Set problem - Without copying any pictures, restate exactly the lines from the start of the records through the line containing "const lineData = years.map((y, i)".

(Code that draws figures)
:::
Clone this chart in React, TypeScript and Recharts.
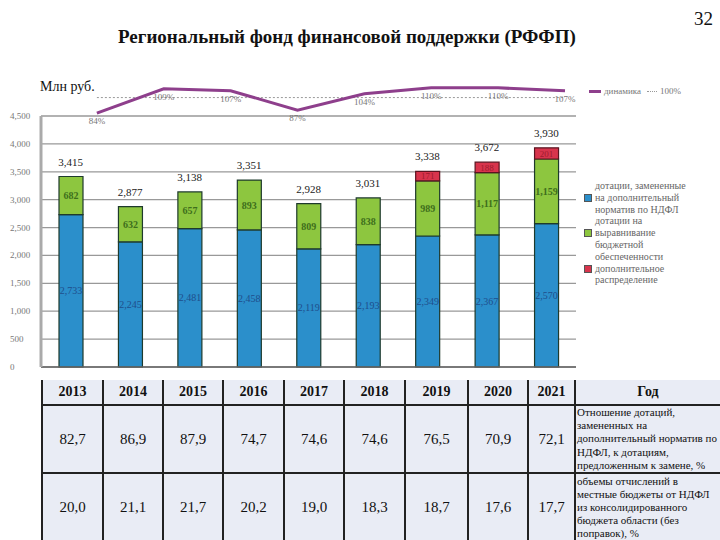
import React from 'react';
import {
  ComposedChart, Bar, Line, XAxis, YAxis, CartesianGrid, LabelList,
  LineChart, ReferenceLine,
} from 'recharts';

const years = ['2013', '2014', '2015', '2016', '2017', '2018', '2019', '2020', '2021'];
const dotNdfl = [2733, 2245, 2481, 2458, 2119, 2193, 2349, 2367, 2570];
const dotVyr = [682, 632, 657, 893, 809, 838, 989, 1117, 1159];
const dopRasp = [0, 0, 0, 0, 0, 0, 171, 188, 201];
const totalLabels = ['3,415', '2,877', '3,138', '3,351', '2,928', '3,031', '3,338', '3,672', '3,930'];
const dynamicsPct: (number | null)[] = [null, 84, 109, 107, 87, 104, 110, 110, 107];
const yTicks = [0, 500, 1000, 1500, 2000, 2500, 3000, 3500, 4000, 4500];

const seriesNames = [
  'дотации, замененные на дополнительный норматив по НДФЛ',
  'дотации на выравнивание бюджетной обеспеченности',
  'дополнительное распределение',
];
const legendLines = [
  ['дотации, замененные', 'на дополнительный', 'норматив по НДФЛ'],
  ['дотации на', 'выравнивание', 'бюджетной', 'обеспеченности'],
  ['дополнительное', 'распределение'],
];

const ratioRow = ['82,7', '86,9', '87,9', '74,7', '74,6', '74,6', '76,5', '70,9', '72,1'];
const shareRow = ['20,0', '21,1', '21,7', '20,2', '19,0', '18,3', '18,7', '17,6', '17,7'];
const ratioTitleLines = ['Отношение дотаций,', 'замененных на', 'дополнительный норматив по', 'НДФЛ, к дотациям,', 'предложенным к замене, %'];
const shareTitleLines = ['объемы отчислений в', 'местные бюджеты от НДФЛ', 'из консолидированного', 'бюджета области (без', 'поправок), %'];

const barData = years.map((y, i) => ({
  year: y,
  ndfl: dotNdfl[i],
  vyr: dotVyr[i],
  dop: dopRasp[i],
  top: dotNdfl[i] + dotVyr[i] + dopRasp[i],
  total: totalLabels[i],
}));
const lineData = years.map((y, i) => ({ year: y, dyn: dynamicsPct[i] }));

const BLUE = '#2B8FCB';
const GREEN = '#8DC63F';
const RED = '#D8344C';
const OUTLINE = '#1E3A2C';
const SERIF = '"Liberation Serif", "DejaVu Serif", serif';

const fmt = (v: any) => (v ? Number(v).toLocaleString('en-US') : '');

const YTick = (props: any) => {
  const { y, payload } = props;
  return (
    <text x={10} y={y + 3} fontSize={9} fill="#777" fontFamily={SERIF} textAnchor="start">
      {Number(payload.value).toLocaleString('en-US')}
    </text>
  );
};

const PctLabel = (p: any) => {
  const vb = p.viewBox || {};
  const x = p.x ?? vb.x;
  const y = p.y ?? vb.y;
  if (p.value == null || x == null || y == null) return null;
  return (
    <text x={x} y={y + 11} textAnchor="middle" fontSize={9} fill="#777" fontFamily={SERIF}>
      {p.value}%
    </text>
  );
};

const BarLegend = () => (
  <div style={{ position: 'absolute', left: 584, top: 180, fontFamily: SERIF, fontSize: 10, color: '#666', lineHeight: '11.8px' }}>
    {legendLines.map((lines, gi) => {
      const color = [BLUE, GREEN, RED][gi];
      const markLine = gi === 2 ? 0 : 1;
      return (
        <div key={gi} title={seriesNames[gi]}>
          {lines.map((t, li) => (
            <div key={li} style={{ position: 'relative', paddingLeft: 11, whiteSpace: 'nowrap' }}>
              {li === markLine && (
                <span style={{ position: 'absolute', left: 0, top: 2, width: 8, height: 8, background: color, border: '1px solid #555', boxSizing: 'border-box' }} />
              )}
              {t}
            </div>
          ))}
        </div>
      );
    })}
  </div>
);

const LineLegend = () => (
  <div style={{ position: 'absolute', left: 589, top: 86, fontFamily: SERIF, fontSize: 9, color: '#777', display: 'flex', alignItems: 'center', whiteSpace: 'nowrap' }}>
    <span style={{ display: 'inline-block', width: 12, height: 3, background: '#8E3F8C', marginRight: 3 }} />
    <span>динамика</span>
    <span style={{ display: 'inline-block', width: 10, borderTop: '1px dotted #999', margin: '0 3px 0 6px' }} />
    <span>100%</span>
  </div>
);

const cellBorder = '2px solid #222';
const colWidths = [61, 60, 60, 61, 60, 61, 63, 60, 47, 145];
const BG = '#E9ECF5';

const DataTable = () => (
  <table
    style={{
      position: 'absolute', left: 41, top: 380, width: 679,
      borderCollapse: 'collapse', tableLayout: 'fixed', fontFamily: SERIF, color: '#111',
    }}
  >
    <colgroup>
      {colWidths.map((w, i) => <col key={i} style={{ width: w }} />)}
    </colgroup>
    <tbody>
      <tr style={{ height: 25 }}>
        {years.map((y) => (
          <td key={y} style={{ borderLeft: cellBorder, borderBottom: cellBorder, background: BG, textAlign: 'center', fontWeight: 'bold', fontSize: 14, padding: 0 }}>{y}</td>
        ))}
        <td style={{ borderLeft: cellBorder, borderBottom: cellBorder, background: BG, textAlign: 'center', fontWeight: 'bold', fontSize: 14, padding: 0 }}>Год</td>
      </tr>
      <tr style={{ height: 67 }}>
        {ratioRow.map((v, i) => (
          <td key={i} style={{ borderLeft: cellBorder, borderBottom: cellBorder, background: BG, textAlign: 'center', fontSize: 15, padding: 0 }}>{v}</td>
        ))}
        <td style={{ borderLeft: cellBorder, borderBottom: cellBorder, background: BG, fontSize: 11, lineHeight: '13.2px', padding: '0 1px', verticalAlign: 'middle', whiteSpace: 'nowrap', overflow: 'hidden' }}>
          {ratioTitleLines.map((l, i) => <div key={i}>{l}</div>)}
        </td>
      </tr>
      <tr style={{ height: 68 }}>
        {shareRow.map((v, i) => (
          <td key={i} style={{ borderLeft: cellBorder, background: BG, textAlign: 'center', fontSize: 15, padding: 0 }}>{v}</td>
        ))}
        <td style={{ borderLeft: cellBorder, background: BG, fontSize: 11, lineHeight: '13.2px', padding: '0 1px', verticalAlign: 'middle', whiteSpace: 'nowrap', overflow: 'hidden' }}>
          {shareTitleLines.map((l, i) => <div key={i}>{l}</div>)}
        </td>
      </tr>
    </tbody>
  </table>
);

export default function App() {
  return (
    <div style={{ position: 'absolute', left: 0, top: 0, width: 720, height: 540, background: '#fff', overflow: 'hidden' }}>
      <div style={{ position: 'absolute', right: 7, top: 8, fontFamily: SERIF, fontSize: 19, color: '#111' }}>32</div>
      <div style={{ position: 'absolute', left: 118, top: 26, whiteSpace: 'nowrap', fontFamily: SERIF, fontSize: 19, fontWeight: 'bold', color: '#111' }}>
        Региональный фонд финансовой поддержки (РФФП)
      </div>
      <div style={{ position: 'absolute', left: 40, top: 79, fontFamily: SERIF, fontSize: 14, color: '#111' }}>Млн руб.</div>

      <div style={{ position: 'absolute', left: 0, top: 0 }}>
        <ComposedChart width={720} height={540} data={barData} margin={{ top: 116, right: 144, bottom: 172, left: 0 }}>
          <CartesianGrid horizontal vertical={false} stroke="#999" strokeWidth={1.3} />
          <XAxis dataKey="year" tick={false} tickLine={false} axisLine={{ stroke: '#666', strokeWidth: 1.5 }} height={1} />
          <YAxis domain={[0, 4500]} ticks={yTicks} interval={0} width={41} tick={<YTick />} tickLine={false} axisLine={{ stroke: '#aaa', strokeWidth: 3 }} />
          <Bar dataKey="ndfl" name={seriesNames[0]} stackId="a" fill={BLUE} stroke={OUTLINE} strokeWidth={1.2} barSize={24} isAnimationActive={false}>
            <LabelList dataKey="ndfl" position="center" formatter={fmt} fill="#1F4E8C" fontSize={10} fontFamily={SERIF} />
          </Bar>
          <Bar dataKey="vyr" name={seriesNames[1]} stackId="a" fill={GREEN} stroke={OUTLINE} strokeWidth={1.2} barSize={24} isAnimationActive={false}>
            <LabelList dataKey="vyr" position="center" formatter={fmt} fill="#3E6E1C" fontSize={10} fontWeight="bold" fontFamily={SERIF} />
          </Bar>
          <Bar dataKey="dop" name={seriesNames[2]} stackId="a" fill={RED} stroke="#5A1420" strokeWidth={1.2} barSize={24} isAnimationActive={false}>
            <LabelList dataKey="dop" position="center" formatter={fmt} fill="#9E1B2E" fontSize={9} fontFamily={SERIF} />
          </Bar>
          <Line dataKey="top" stroke="none" dot={false} activeDot={false} legendType="none" isAnimationActive={false}>
            <LabelList dataKey="total" position="top" offset={11} fill="#222" fontSize={11} fontFamily={SERIF} />
          </Line>
        </ComposedChart>
      </div>

      <div style={{ position: 'absolute', left: 0, top: 0, pointerEvents: 'none' }}>
        <LineChart width={720} height={540} data={lineData} margin={{ top: 83, right: 155, bottom: 423, left: 30 }}>
          <XAxis dataKey="year" hide />
          <YAxis domain={[80, 115]} hide />
          <ReferenceLine segment={[{ x: '2014', y: 100 }, { x: '2021', y: 100 }]} stroke="#999" strokeDasharray="2 2" />
          <Line dataKey="dyn" name="динамика" stroke="#8E3F8C" strokeWidth={3} dot={false} connectNulls={false} isAnimationActive={false}>
            <LabelList dataKey="dyn" content={<PctLabel />} />
          </Line>
        </LineChart>
      </div>

      <LineLegend />
      <BarLegend />
      <DataTable />
    </div>
  );
}
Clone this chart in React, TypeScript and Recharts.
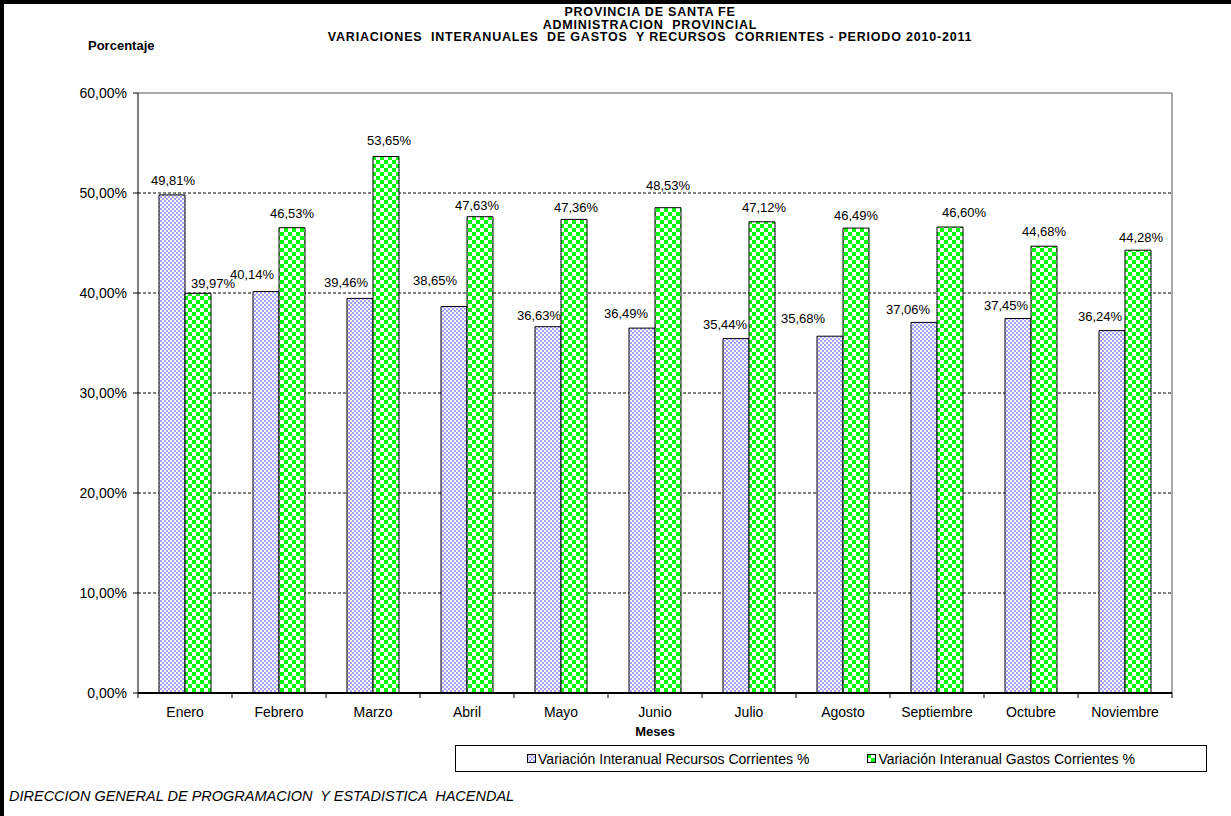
import React from 'react';
import { BarChart, Bar, XAxis, YAxis, CartesianGrid, LabelList, Legend } from 'recharts';

const months = ['Enero', 'Febrero', 'Marzo', 'Abril', 'Mayo', 'Junio', 'Julio', 'Agosto', 'Septiembre', 'Octubre', 'Noviembre'];
const recursos = [49.81, 40.14, 39.46, 38.65, 36.63, 36.49, 35.44, 35.68, 37.06, 37.45, 36.24];
const gastos = [39.97, 46.53, 53.65, 47.63, 47.36, 48.53, 47.12, 46.49, 46.60, 44.68, 44.28];
const yTicks = [0, 10, 20, 30, 40, 50, 60];
const seriesNames = ['Variación Interanual Recursos Corrientes %', 'Variación Interanual Gastos Corrientes %'];

// label nudges (style only)
const recShiftX = [1, -14, -14, -19, -9, -16, -11, -27, -16, -12, -12];
const recLift = [14, 17, 16, 26, 11, 15, 14, 18, 13, 13, 14];
const gasShiftX = [15, 0, 3, -3, 2, 0, 2, 0, 14, 0, 3];
const gasLift = [10, 14, 16, 11, 12, 22, 14, 13, 15, 15, 13];

const data = months.map((m, i) => ({ mes: m, recursos: recursos[i], gastos: gastos[i] }));

const FONT = '"Liberation Sans", Arial, Helvetica, sans-serif';
const W = 1231;
const H = 816;
const M = { top: 93, right: 59, bottom: 93, left: 0 };
const YW = 138;
const XH = 30;
const PLOT_W = W - M.left - M.right - YW;

const fmt = (v: number) => v.toFixed(2).replace('.', ',') + '%';

const makeLabel = (shift: number[], lift: number[]) => (props: any) => {
  const { x, y, width, index, value } = props;
  return (
    <text
      x={x + width / 2 + shift[index]}
      y={y - lift[index]}
      textAnchor="middle"
      dominantBaseline="central"
      fontSize={13}
      fontFamily={FONT}
      fill="#000"
    >
      {fmt(value)}
    </text>
  );
};

const XTick = (props: any) => {
  const { x, y, payload, index } = props;
  const step = PLOT_W / months.length;
  return (
    <g>
      <line x1={x - step / 2} x2={x - step / 2} y1={y} y2={y + 5} stroke="#000" strokeWidth={1} />
      {index === months.length - 1 && (
        <line x1={x + step / 2} x2={x + step / 2} y1={y} y2={y + 5} stroke="#000" strokeWidth={1} />
      )}
      <text x={x} y={y + 19} textAnchor="middle" dominantBaseline="central" fontSize={14} fontFamily={FONT} fill="#000">
        {payload.value}
      </text>
    </g>
  );
};

const LegendBox = () => (
  <div
    style={{
      boxSizing: 'border-box',
      width: 752,
      height: 27,
      border: '1px solid #000',
      background: '#fff',
      display: 'flex',
      alignItems: 'center',
      justifyContent: 'center',
      gap: 58,
      fontFamily: FONT,
      fontSize: 14,
      color: '#000',
    }}
  >
    {seriesNames.map((n, i) => (
      <div key={n} style={{ display: 'flex', alignItems: 'center' }}>
        <svg width={9} height={9} style={{ marginRight: 2 }}>
          <rect x={0.5} y={0.5} width={8} height={8} fill={i === 0 ? 'url(#patRec)' : 'url(#patGas)'} stroke="#000" />
        </svg>
        <span style={{ whiteSpace: 'pre' }}>{n}</span>
      </div>
    ))}
  </div>
);

export default function App() {
  return (
    <div
      style={{
        position: 'absolute',
        left: 0,
        top: 0,
        width: W,
        height: H,
        background: '#fff',
        fontFamily: FONT,
        overflow: 'hidden',
      }}
    >
      <div style={{ position: 'absolute', left: 0, top: 0, width: W, height: 4, background: '#000' }} />
      <div style={{ position: 'absolute', left: 0, top: 0, width: 4, height: H, background: '#000' }} />
      <div
        style={{
          position: 'absolute',
          left: 0,
          top: 6,
          width: 1300,
          textAlign: 'center',
          fontWeight: 'bold',
          fontSize: 12.5,
          lineHeight: '12.5px',
          letterSpacing: 0.8,
          whiteSpace: 'pre',
          color: '#000',
        }}
      >
        <div>PROVINCIA DE SANTA FE</div>
        <div>ADMINISTRACION  PROVINCIAL</div>
        <div>VARIACIONES  INTERANUALES  DE GASTOS  Y RECURSOS  CORRIENTES - PERIODO 2010-2011</div>
      </div>
      <div style={{ position: 'absolute', left: 88, top: 38, fontWeight: 'bold', fontSize: 13, color: '#000' }}>Porcentaje</div>
      <div
        style={{
          position: 'absolute',
          left: 9,
          top: 788,
          fontStyle: 'italic',
          fontSize: 14.5,
          whiteSpace: 'pre',
          color: '#000',
        }}
      >
        DIRECCION GENERAL DE PROGRAMACION  Y ESTADISTICA  HACENDAL
      </div>
      <div style={{ position: 'absolute', left: 0, top: 0 }}>
        <BarChart width={W} height={H} data={data} margin={M} barGap={0} barSize={26}>
          <defs>
            <pattern id="patRec" patternUnits="userSpaceOnUse" width={4} height={4}>
              <rect width={4} height={4} fill="#ffffff" />
              <rect width={2} height={2} fill="#a3a3ff" />
              <rect x={2} y={2} width={2} height={2} fill="#a3a3ff" />
            </pattern>
            <pattern id="patGas" patternUnits="userSpaceOnUse" width={8} height={8}>
              <rect width={8} height={8} fill="#ffffff" />
              <rect width={4} height={4} fill="#00ff00" />
              <rect x={4} y={4} width={4} height={4} fill="#00ff00" />
            </pattern>
          </defs>
          <CartesianGrid horizontal vertical={false} horizontalValues={[10, 20, 30, 40, 50]} stroke="#000" strokeDasharray="3 2" />
          <CartesianGrid
            horizontal
            horizontalValues={[60]}
            vertical
            verticalCoordinatesGenerator={(p: any) => [p.offset.left + p.offset.width]}
            stroke="#8c8c8c"
            strokeWidth={1.5}
          />
          <XAxis
            dataKey="mes"
            height={XH}
            tickLine={false}
            tickSize={0}
            tickMargin={0}
            axisLine={{ stroke: '#000', strokeWidth: 2 }}
            tick={<XTick />}
            interval={0}
            label={{ value: 'Meses', position: 'bottom', offset: 4, fontSize: 13, fontWeight: 'bold', fill: '#000', fontFamily: FONT }}
          />
          <YAxis
            width={YW}
            domain={[0, 60]}
            ticks={yTicks}
            tickFormatter={fmt}
            tickSize={5}
            tickMargin={6}
            axisLine={{ stroke: '#000' }}
            tickLine={{ stroke: '#000' }}
            tick={{ fontSize: 14, fill: '#000', fontFamily: FONT }}
            interval={0}
          />
          <Legend
            content={<LegendBox />}
            wrapperStyle={{ position: 'absolute', left: 455, top: 745, width: 752, height: 0 }}
          />
          <Bar dataKey="recursos" name={seriesNames[0]} fill="url(#patRec)" stroke="#000" strokeWidth={1} isAnimationActive={false}>
            <LabelList dataKey="recursos" content={makeLabel(recShiftX, recLift)} />
          </Bar>
          <Bar dataKey="gastos" name={seriesNames[1]} fill="url(#patGas)" stroke="#000" strokeWidth={1} isAnimationActive={false}>
            <LabelList dataKey="gastos" content={makeLabel(gasShiftX, gasLift)} />
          </Bar>
        </BarChart>
      </div>
    </div>
  );
}
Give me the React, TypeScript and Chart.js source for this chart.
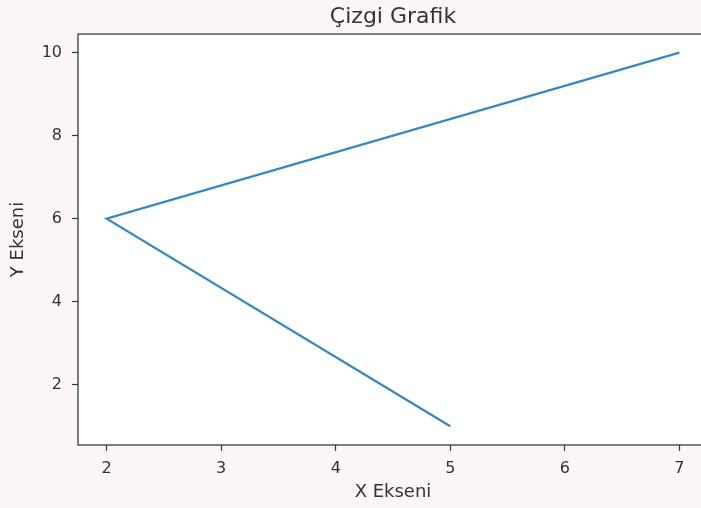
:::
Answer below -
Clone this chart in React, TypeScript and Recharts.
import React from 'react';
import {
  ComposedChart, Bar, Line, XAxis, YAxis, CartesianGrid, LabelList,
  LineChart, ReferenceLine,
} from 'recharts';

const years = ['2013', '2014', '2015', '2016', '2017', '2018', '2019', '2020', '2021'];
const dotNdfl = [2733, 2245, 2481, 2458, 2119, 2193, 2349, 2367, 2570];
const dotVyr = [682, 632, 657, 893, 809, 838, 989, 1117, 1159];
const dopRasp = [0, 0, 0, 0, 0, 0, 171, 188, 201];
const totalLabels = ['3,415', '2,877', '3,138', '3,351', '2,928', '3,031', '3,338', '3,672', '3,930'];
const dynamicsPct: (number | null)[] = [null, 84, 109, 107, 87, 104, 110, 110, 107];
const yTicks = [0, 500, 1000, 1500, 2000, 2500, 3000, 3500, 4000, 4500];

const seriesNames = [
  'дотации, замененные на дополнительный норматив по НДФЛ',
  'дотации на выравнивание бюджетной обеспеченности',
  'дополнительное распределение',
];
const legendLines = [
  ['дотации, замененные', 'на дополнительный', 'норматив по НДФЛ'],
  ['дотации на', 'выравнивание', 'бюджетной', 'обеспеченности'],
  ['дополнительное', 'распределение'],
];

const ratioRow = ['82,7', '86,9', '87,9', '74,7', '74,6', '74,6', '76,5', '70,9', '72,1'];
const shareRow = ['20,0', '21,1', '21,7', '20,2', '19,0', '18,3', '18,7', '17,6', '17,7'];
const ratioTitleLines = ['Отношение дотаций,', 'замененных на', 'дополнительный норматив по', 'НДФЛ, к дотациям,', 'предложенным к замене, %'];
const shareTitleLines = ['объемы отчислений в', 'местные бюджеты от НДФЛ', 'из консолидированного', 'бюджета области (без', 'поправок), %'];

const barData = years.map((y, i) => ({
  year: y,
  ndfl: dotNdfl[i],
  vyr: dotVyr[i],
  dop: dopRasp[i],
  top: dotNdfl[i] + dotVyr[i] + dopRasp[i],
  total: totalLabels[i],
}));
const lineData = years.map((y, i) => ({ year: y, dyn: dynamicsPct[i] }));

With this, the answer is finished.